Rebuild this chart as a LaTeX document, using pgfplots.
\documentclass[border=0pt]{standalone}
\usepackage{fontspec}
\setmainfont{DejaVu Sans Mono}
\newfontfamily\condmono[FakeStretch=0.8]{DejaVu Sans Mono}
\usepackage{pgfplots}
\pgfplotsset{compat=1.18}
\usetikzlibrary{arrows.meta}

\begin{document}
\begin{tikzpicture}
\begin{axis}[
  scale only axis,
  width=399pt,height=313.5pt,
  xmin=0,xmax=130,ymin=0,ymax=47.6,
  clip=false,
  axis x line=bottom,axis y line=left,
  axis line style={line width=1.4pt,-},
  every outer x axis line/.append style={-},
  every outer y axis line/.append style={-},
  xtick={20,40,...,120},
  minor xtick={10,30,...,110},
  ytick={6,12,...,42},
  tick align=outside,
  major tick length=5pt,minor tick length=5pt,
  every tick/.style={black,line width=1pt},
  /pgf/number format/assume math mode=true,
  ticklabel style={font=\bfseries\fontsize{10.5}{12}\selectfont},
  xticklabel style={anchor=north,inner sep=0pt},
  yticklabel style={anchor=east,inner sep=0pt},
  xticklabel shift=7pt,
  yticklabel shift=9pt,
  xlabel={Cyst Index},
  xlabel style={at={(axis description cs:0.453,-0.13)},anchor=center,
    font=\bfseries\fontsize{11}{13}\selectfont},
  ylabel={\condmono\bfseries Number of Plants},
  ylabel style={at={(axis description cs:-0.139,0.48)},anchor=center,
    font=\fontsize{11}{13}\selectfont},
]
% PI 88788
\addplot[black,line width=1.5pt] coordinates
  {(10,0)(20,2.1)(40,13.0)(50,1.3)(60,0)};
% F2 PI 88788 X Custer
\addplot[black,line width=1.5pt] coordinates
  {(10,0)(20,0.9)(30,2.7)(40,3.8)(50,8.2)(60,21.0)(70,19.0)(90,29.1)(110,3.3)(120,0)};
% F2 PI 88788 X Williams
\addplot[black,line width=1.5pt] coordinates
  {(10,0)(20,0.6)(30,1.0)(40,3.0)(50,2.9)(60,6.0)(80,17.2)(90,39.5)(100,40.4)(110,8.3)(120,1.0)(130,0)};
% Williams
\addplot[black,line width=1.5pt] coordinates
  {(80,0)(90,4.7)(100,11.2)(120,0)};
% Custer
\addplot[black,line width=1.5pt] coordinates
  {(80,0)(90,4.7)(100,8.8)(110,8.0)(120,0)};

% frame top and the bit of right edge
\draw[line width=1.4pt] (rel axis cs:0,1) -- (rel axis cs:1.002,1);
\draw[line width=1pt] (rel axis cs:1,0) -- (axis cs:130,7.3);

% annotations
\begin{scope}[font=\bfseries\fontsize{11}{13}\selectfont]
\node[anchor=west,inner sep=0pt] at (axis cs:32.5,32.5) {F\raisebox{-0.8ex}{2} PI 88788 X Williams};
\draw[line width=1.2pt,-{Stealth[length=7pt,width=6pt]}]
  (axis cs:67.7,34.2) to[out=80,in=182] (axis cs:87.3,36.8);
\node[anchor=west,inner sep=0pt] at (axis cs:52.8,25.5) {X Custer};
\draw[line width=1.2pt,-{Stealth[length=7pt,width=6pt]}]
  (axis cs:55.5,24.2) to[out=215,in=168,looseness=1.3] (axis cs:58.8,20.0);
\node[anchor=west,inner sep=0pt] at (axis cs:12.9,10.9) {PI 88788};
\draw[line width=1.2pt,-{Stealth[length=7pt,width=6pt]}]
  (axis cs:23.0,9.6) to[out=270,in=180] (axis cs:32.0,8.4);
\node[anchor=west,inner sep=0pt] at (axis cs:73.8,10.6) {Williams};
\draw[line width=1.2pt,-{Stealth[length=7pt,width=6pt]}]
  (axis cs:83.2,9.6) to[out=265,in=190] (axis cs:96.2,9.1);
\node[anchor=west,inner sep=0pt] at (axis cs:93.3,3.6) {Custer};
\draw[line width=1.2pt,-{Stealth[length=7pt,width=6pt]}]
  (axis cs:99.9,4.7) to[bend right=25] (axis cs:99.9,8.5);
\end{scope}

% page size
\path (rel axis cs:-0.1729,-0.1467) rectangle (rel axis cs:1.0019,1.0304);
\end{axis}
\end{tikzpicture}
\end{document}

⁂

_Your objective_
Reproduce the data in its entirety, matching each character.

_Finished task_
Rebuild this chart as a LaTeX document, using pgfplots.
\documentclass[border=0pt]{standalone}
\usepackage{fontspec}
\setmainfont{DejaVu Sans Mono}
\newfontfamily\condmono[FakeStretch=0.8]{DejaVu Sans Mono}
\usepackage{pgfplots}
\pgfplotsset{compat=1.18}
\usetikzlibrary{arrows.meta}

\begin{document}
\begin{tikzpicture}
\begin{axis}[
  scale only axis,
  width=399pt,height=313.5pt,
  xmin=0,xmax=130,ymin=0,ymax=47.6,
  clip=false,
  axis x line=bottom,axis y line=left,
  axis line style={line width=1.4pt,-},
  every outer x axis line/.append style={-},
  every outer y axis line/.append style={-},
  xtick={20,40,...,120},
  minor xtick={10,30,...,110},
  ytick={6,12,...,42},
  tick align=outside,
  major tick length=5pt,minor tick length=5pt,
  every tick/.style={black,line width=1pt},
  /pgf/number format/assume math mode=true,
  ticklabel style={font=\bfseries\fontsize{10.5}{12}\selectfont},
  xticklabel style={anchor=north,inner sep=0pt},
  yticklabel style={anchor=east,inner sep=0pt},
  xticklabel shift=7pt,
  yticklabel shift=9pt,
  xlabel={Cyst Index},
  xlabel style={at={(axis description cs:0.453,-0.13)},anchor=center,
    font=\bfseries\fontsize{11}{13}\selectfont},
  ylabel={\condmono\bfseries Number of Plants},
  ylabel style={at={(axis description cs:-0.139,0.48)},anchor=center,
    font=\fontsize{11}{13}\selectfont},
]
% PI 88788
\addplot[black,line width=1.5pt] coordinates
  {(10,0)(20,2.1)(40,13.0)(50,1.3)(60,0)};
% F2 PI 88788 X Custer
\addplot[black,line width=1.5pt] coordinates
  {(10,0)(20,0.9)(30,2.7)(40,3.8)(50,8.2)(60,21.0)(70,19.0)(90,29.1)(110,3.3)(120,0)};
% F2 PI 88788 X Williams
\addplot[black,line width=1.5pt] coordinates
  {(10,0)(20,0.6)(30,1.0)(40,3.0)(50,2.9)(60,6.0)(80,17.2)(90,39.5)(100,40.4)(110,8.3)(120,1.0)(130,0)};
% Williams
\addplot[black,line width=1.5pt] coordinates
  {(80,0)(90,4.7)(100,11.2)(120,0)};
% Custer
\addplot[black,line width=1.5pt] coordinates
  {(80,0)(90,4.7)(100,8.8)(110,8.0)(120,0)};

% frame top and the bit of right edge
\draw[line width=1.4pt] (rel axis cs:0,1) -- (rel axis cs:1.002,1);
\draw[line width=1pt] (rel axis cs:1,0) -- (axis cs:130,7.3);

% annotations
\begin{scope}[font=\bfseries\fontsize{11}{13}\selectfont]
\node[anchor=west,inner sep=0pt] at (axis cs:32.5,32.5) {F\raisebox{-0.8ex}{2} PI 88788 X Williams};
\draw[line width=1.2pt,-{Stealth[length=7pt,width=6pt]}]
  (axis cs:67.7,34.2) to[out=80,in=182] (axis cs:87.3,36.8);
\node[anchor=west,inner sep=0pt] at (axis cs:52.8,25.5) {X Custer};
\draw[line width=1.2pt,-{Stealth[length=7pt,width=6pt]}]
  (axis cs:55.5,24.2) to[out=215,in=168,looseness=1.3] (axis cs:58.8,20.0);
\node[anchor=west,inner sep=0pt] at (axis cs:12.9,10.9) {PI 88788};
\draw[line width=1.2pt,-{Stealth[length=7pt,width=6pt]}]
  (axis cs:23.0,9.6) to[out=270,in=180] (axis cs:32.0,8.4);
\node[anchor=west,inner sep=0pt] at (axis cs:73.8,10.6) {Williams};
\draw[line width=1.2pt,-{Stealth[length=7pt,width=6pt]}]
  (axis cs:83.2,9.6) to[out=265,in=190] (axis cs:96.2,9.1);
\node[anchor=west,inner sep=0pt] at (axis cs:93.3,3.6) {Custer};
\draw[line width=1.2pt,-{Stealth[length=7pt,width=6pt]}]
  (axis cs:99.9,4.7) to[bend right=25] (axis cs:99.9,8.5);
\end{scope}

% page size
\path (rel axis cs:-0.1729,-0.1467) rectangle (rel axis cs:1.0019,1.0304);
\end{axis}
\end{tikzpicture}
\end{document}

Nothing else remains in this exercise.